A Personal Access Token with public_repo scope

DEFINITION_AZBLOB_CONNECTION_STRING

Azure blob connection string

DEFINITION_AZBLOB_CONTAINER_NAME

Name of the Azure blob container holding that holds computed definitions

FILE_STORE_LOCATION

This is the location to store harvested data, scan results, ... If left unset, data will be stored in c:\temp\cd (for Windows) and /tmp/cd (for all other systems). This location is shared with other parts of the system.

Deploying the ClearlyDefined crawler

Properties

SERVICE_ENDPOINT

The full origin of the service, e.g. http://domain.com:port.

WEBSITE_ENDPOINT

The full origin of the website/UI, e.g. http://domain.com:port.

AUTH_GITHUB_CLIENT_ID and AUTH_GITHUB_CLIENT_SECRET

If using an OAuth application for GitHub sign-on, set these to the client ID and client secret, respectively. If not provided, auth will fall back to CURATION_GITHUB_TOKEN.

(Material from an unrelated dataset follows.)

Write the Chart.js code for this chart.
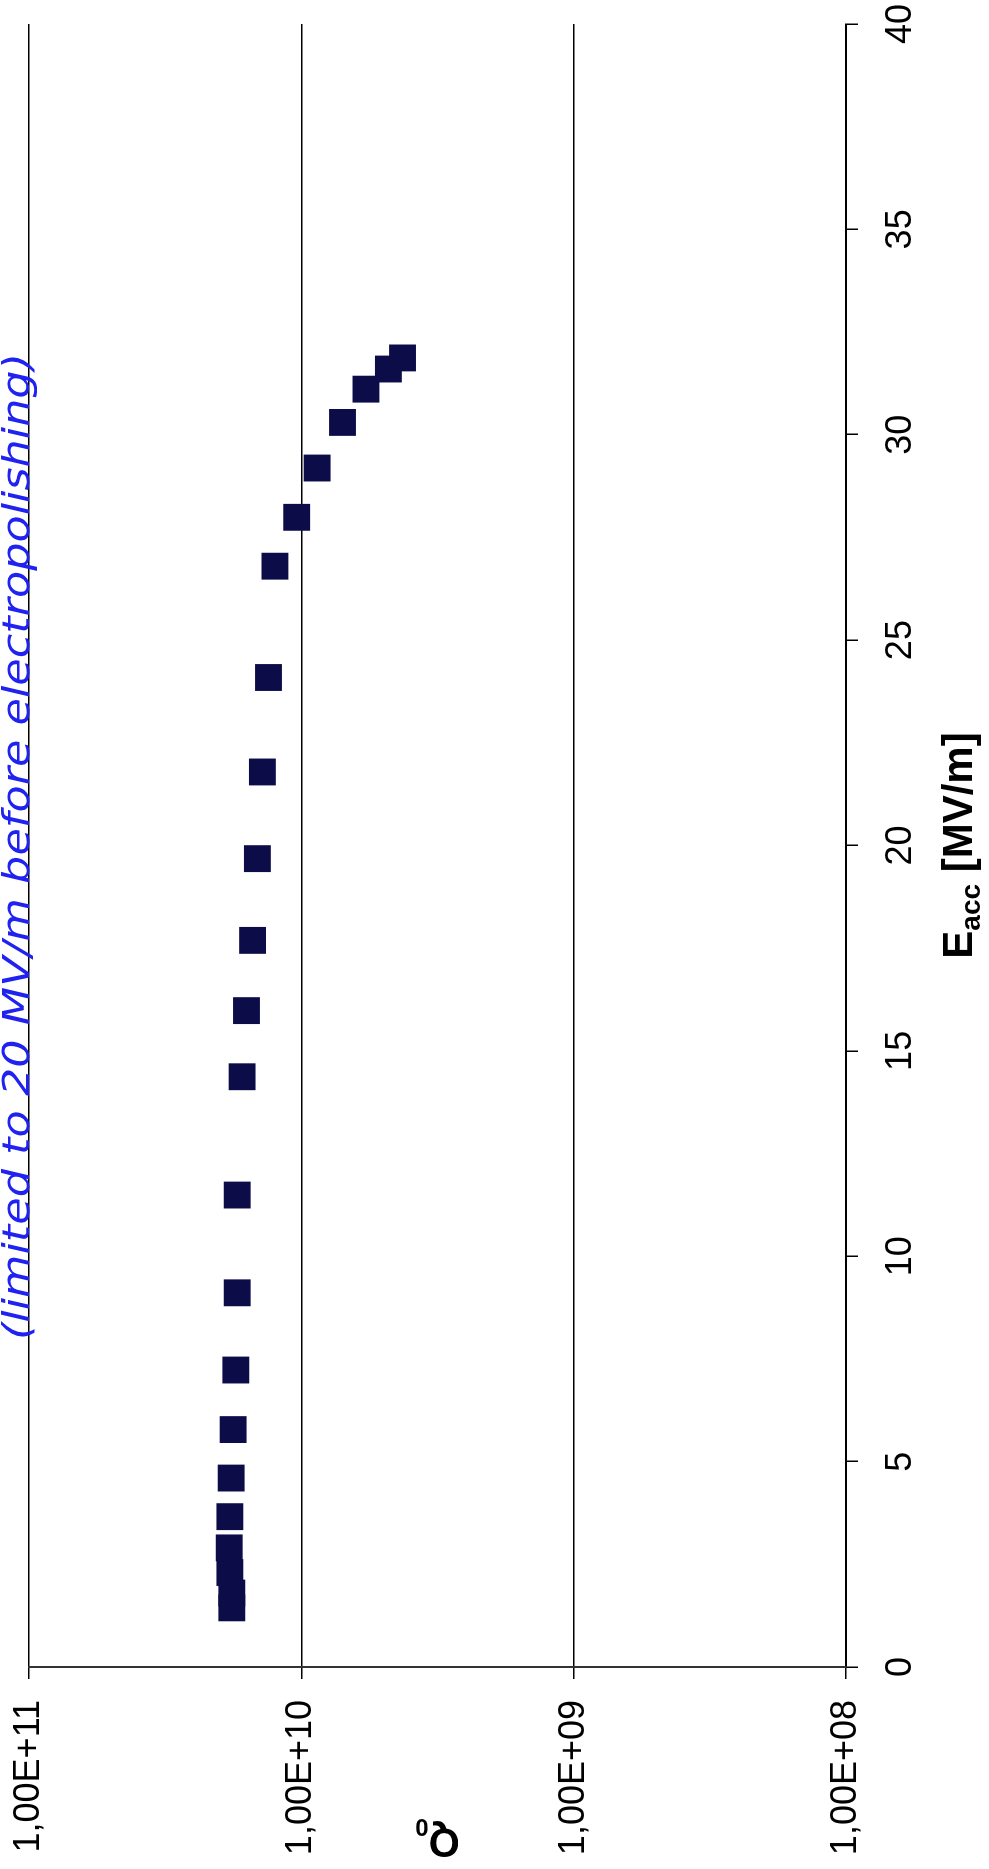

CRAWLER_DEADLETTER_PROVIDER

Crawler's deadletter provider. If unset, it defaults to CRAWLER_STORE_PROVIDER's default.

CRAWLER_GITHUB_TOKEN

The crawler tries to figure out details of the packages and source being traversed using various GitHub API calls. For this it needs an API token. This can be a Personal Access Token (PAT) or the token for an OAuth App. The token does not need any special permissions, only public data is accessed. Without this key GitHub will severely rate limit the crawler (as it should) and you won't get very far.

CRAWLER_STORE_PROVIDER

Crawler's store providers. If left unset, it defaults to cd(file). If multiple stores need to be set, they should be concatenated with "+", for example cdDispatch+cd(azblob)+webhook

FILE_STORE_LOCATION

This is the location to store harvested data, scan results, ... If left unset, data will be stored in c:\temp\cd (for Windows) and /tmp/cd (for all other systems). This location is shared with other parts of the system.

CRAWLER_AZBLOB_CONNECTION_STRING

Azure blob connection string

CRAWLER_AZBLOB_CONTAINER_NAME

name of container holding harvested data

PORT

Defaults to 3000, like a lot of other dev setups. Set this if you are running more than one service that uses that port.

SCANCODE_HOME

The directory where ScanCode is installed.